SARASOTA, Fla. — After four months of a heated debate between Manatee County and residents who live near Kinnan Elementary, commissioners have come to a final decision regarding the controversial public safety radio tower on Prospect Road.
- RELATED: Manatee neighborhood residents protesting rising radio tower
- Commission voted 5-2 to continue construction
- Steps taken to retain neighborhood meetings in decision process
Manatee County commissioners voted 5-2 on Tuesday to resume work on the 185-foot radio tower. Its purpose is to improve communication between Manatee and Sarasota counties' 67 agencies.
Residents who live nearby say they understand the need for the tower. They were angry, however, because the county didn't inform them until after work had already started.
"We're still in shock. Disappointed.
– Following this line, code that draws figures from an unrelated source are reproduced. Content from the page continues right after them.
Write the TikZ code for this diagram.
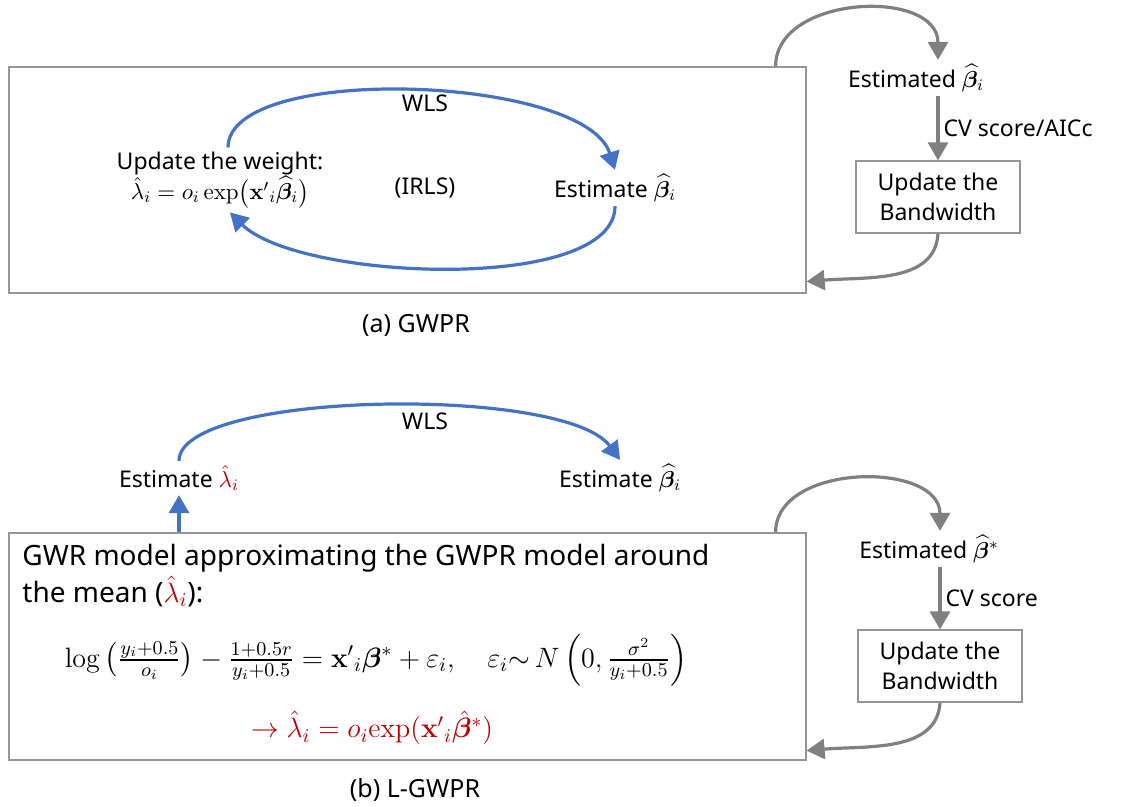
\documentclass[tikz,border=0pt]{standalone}
\usepackage{fix-cm}
\usepackage{amsmath}
\usepackage[no-math]{fontspec}
\setmainfont{Noto Sans}
\usepackage{bm}
\usetikzlibrary{positioning,arrows.meta}
\definecolor{loopBlue}{RGB}{68,114,196}
\definecolor{flowGray}{RGB}{128,128,128}
\definecolor{frameGray}{RGB}{150,150,150}
\definecolor{hatRed}{RGB}{192,0,0}
\tikzstyle{blueArrow} = [color=loopBlue, line width=1.6pt, -{Triangle[length=9pt, width=10pt]}]
\tikzstyle{grayArrow} = [color=flowGray, line width=1.6pt, -{Triangle[length=9pt, width=10pt]}]
\tikzstyle{frameStyle} = [draw=frameGray, line width=0.6pt, inner sep=0pt]
\tikzstyle{plainText} = [font=\fontsize{11.5}{15}\selectfont, align=center, inner sep=2pt, text=black]
\tikzstyle{boxText} = [font=\fontsize{14}{18.5}\selectfont, inner sep=3pt]
\tikzstyle{captionText} = [font=\fontsize{12.5}{14}\selectfont]
\tikzstyle{bandBox} = [frameStyle, plainText, minimum width=82pt, minimum height=36pt]
\newcommand{\bhat}{\widehat{\bm{\beta}}}
\newcommand{\xprime}{\mathbf{x}'{}_{i}}

\begin{document}
\begin{tikzpicture}[x=0.5pt, y=-0.5pt]
\useasboundingbox (0,0) rectangle (1125,807);

\node [frameStyle, minimum width=398.5pt, minimum height=113pt] (boxA) at (407.5,180) {};
\node [plainText] (wlsA) at (425,103) {WLS};
\node [plainText] (weight) at (220,180) {Update the weight:\\$\hat{\lambda}_i = o_i \exp\!\big(\xprime\bhat_i\big)$};
\node [plainText] (irls) at (425,188) {(IRLS)};
\node [plainText] (estA) at (615,188) {Estimate $\bhat_i$};
\draw [blueArrow] ([xshift=4pt]weight.north) .. controls +(0,-85) and +(-30,-95) .. (estA.north);
\draw [blueArrow] (estA.south) .. controls +(0,88) and +(68,68) .. ([xshift=5pt]weight.south);
\node [captionText] (capA) at (416,325) {(a) GWPR};

\node [plainText] (estB) at (916,78) {Estimated $\bhat_i$};
\node [bandBox] (bandA) at (938,197) {Update the\\Bandwidth};
\draw [grayArrow] ([xshift=-15.5pt]boxA.north east) .. controls +(0,-72) and +(0,-72) .. (estB.north -| bandA.north);
\draw [grayArrow] (estB.south -| bandA.north) -- (bandA.north) node [midway, right, plainText] (cvA) {CV score/AICc};
\draw [grayArrow] (bandA.south) .. controls +(-3,50) and +(60,-5) .. ([yshift=6pt]boxA.south east);

\node [frameStyle, minimum width=398.5pt, minimum height=113.5pt] (boxB) at (407.5,646.5) {};
\node [plainText] (wlsB) at (425,421) {WLS};
\node [plainText] (estL) at (179,478) {Estimate \textcolor{hatRed}{$\hat{\lambda}_i$}};
\node [plainText] (estC) at (620,478) {Estimate $\bhat_i$};
\draw [blueArrow] (estL.north) .. controls +(0,-70) and +(-55,-75) .. (estC.north);
\draw [blueArrow] (estL.south |- boxB.north) -- (estL.south);
\node [boxText, anchor=north west, align=left] (gwrText) at (16,538) {GWR model approximating the GWPR model around\\the mean (\textcolor{hatRed}{$\hat{\lambda}_i$}):};
\node [boxText] (logEq) at (376,660) {$\log\left(\frac{y_i+0.5}{o_i}\right) - \frac{1+0.5r}{y_i+0.5} = \xprime\bm{\beta}^{*} + \varepsilon_i, \quad \varepsilon_i{\sim}\, N\left(0,\frac{\sigma^2}{y_i+0.5}\right)$};
\node [boxText, text=hatRed] (lamEq) at (372,728) {$\rightarrow \hat{\lambda}_i = o_i\mathrm{exp}(\xprime\hat{\bm{\beta}}^{*})$};
\node [captionText] (capB) at (415,790) {(b) L-GWPR};

\node [plainText] (estD) at (929,549) {Estimated $\bhat^{*}$};
\node [bandBox] (bandB) at (940,666) {Update the\\Bandwidth};
\draw [grayArrow] ([xshift=-15.5pt]boxB.north east) .. controls +(0,-70) and +(0,-70) .. (estD.north -| bandB.north);
\draw [grayArrow] (estD.south -| bandB.north) -- (bandB.north) node [midway, right, plainText] (cvB) {CV score};
\draw [grayArrow] (bandB.south) .. controls +(-3,50) and +(60,-5) .. ([yshift=5pt]boxB.south east);
\end{tikzpicture}
\end{document}
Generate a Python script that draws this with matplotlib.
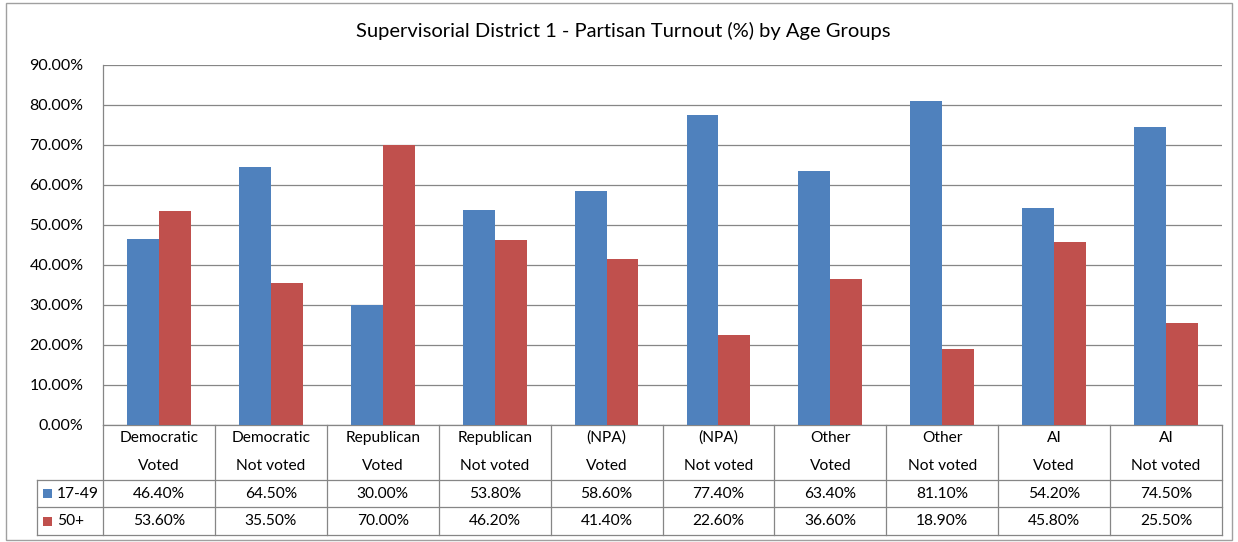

Just disgusted with the county," said Marley Boss, who lives by the tower site.
When commissioners got word back in the spring that residents were not informed, they issued a stop work order and agreed to look at other options.
One that was presented to the commission Tuesday included building two smaller towers instead of the 185-foot one.
"The two tower location came with significant time delay and cost increases to the amount of about $6.5 million," said Nick Azzara, a spokesperson for Manatee County.
The county reports they didn't have to hold neighborhood meetings regarding the tower's placement because of the type of structure it was.
"It took the administrative approval route, so it did not require a neighborhood meeting," Azzara explained.
While the tower will stay, commissioners agreed they wanted the county to take steps to ensure that when a large structure goes up in a residential area neighborhood meetings are a part of the decision process.
"Staff will be working on some changes to our land development code that will require government-owned facilities, such as a radio tower going up, to involve neighborhood meetings," Azzara said.
Work will resume on the tower in the next few weeks. Construction is expected to be complete by Fall 2019.